The US. launched the initiative Growth in the Americas to contest China's influence in Latin America

“My guess is that Biden will try to de-escalate the trade war, but it won’t be done suddenly,” Binetti said. “There are business investment decisions that have been made based on those tariffs. I don’t see those tariffs disappearing from one day to another, it would be costly for Biden.”

According to Binetti, the Biden Administration will likely try to contain China through multilateral fora.

A shift in tactics?

After first slapping the wrists of the ambassadors of Panama, El Salvador and the Domincan Republic for shifting their countries’ diplomatic allegiances from Taiwan to China, the US came to realise it needed to offer an alternative to Chinese investment. 

This shift was demonstrated in December 2019, as the Trump administration launched the “Growth in the Americas,” or America Créce, initiative in conjunction with the US Chamber of Commerce. The initiative seeks to provide billions of dollars of government-subsidised investment for US companies for key infrastructure projects across the hemisphere, to rival Chinese investments in highways, ports, and energy projects in Latin America through the BRI.
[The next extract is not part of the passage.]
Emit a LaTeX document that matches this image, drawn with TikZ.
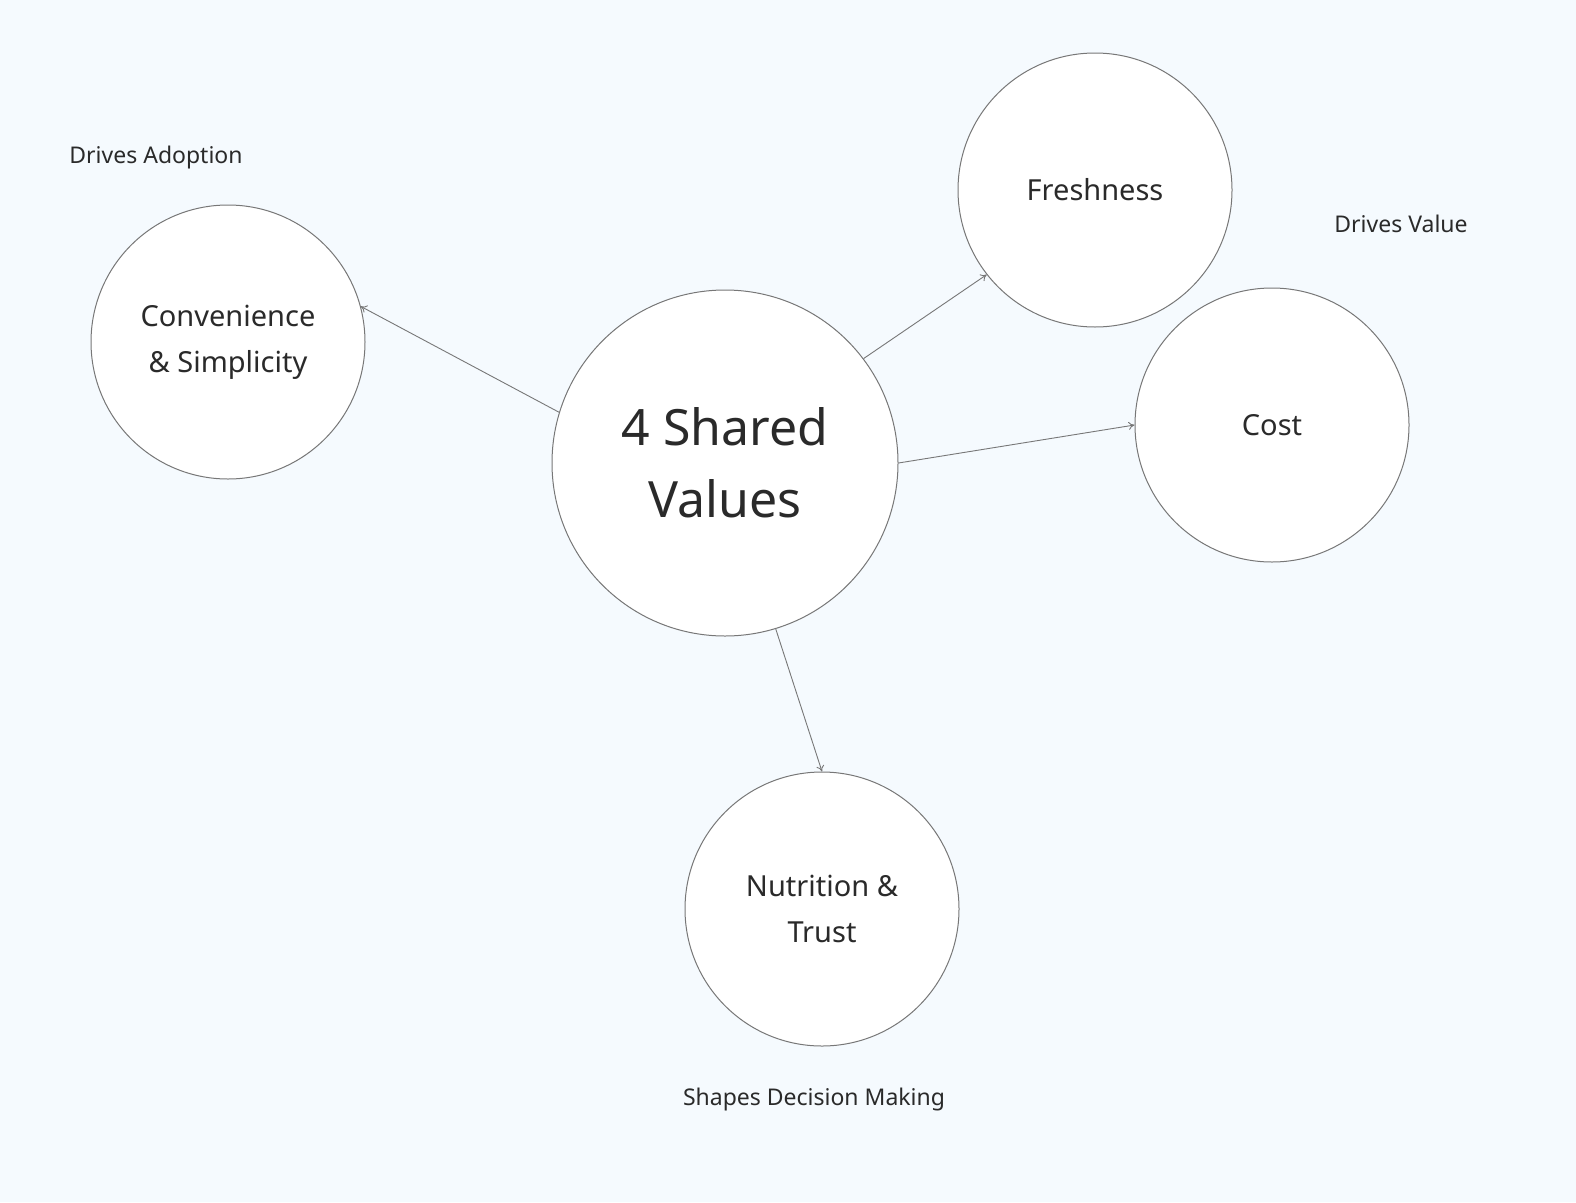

One of the key architects of the initiative, Mauricio Claver-Carone, the new head of the Inter-American Development Bank and close Trump ally who was elected to head the bank in September 2020. 

These efforts are likely to be continued by the administration of President-elect Biden, Binetti suggests, since despite being less well-known than the BRI, the America Crece Initiative has broad cross-party support in the US. Biden himself has called for US$4 billion through private-public partnerships in Central America to catalyse growth and reduce poverty. 

“The architecture of the way in which [money] will be delivered will look much like the way it did under the Obama administration and the Trump administration’s America Créce initiative,” Schneider said.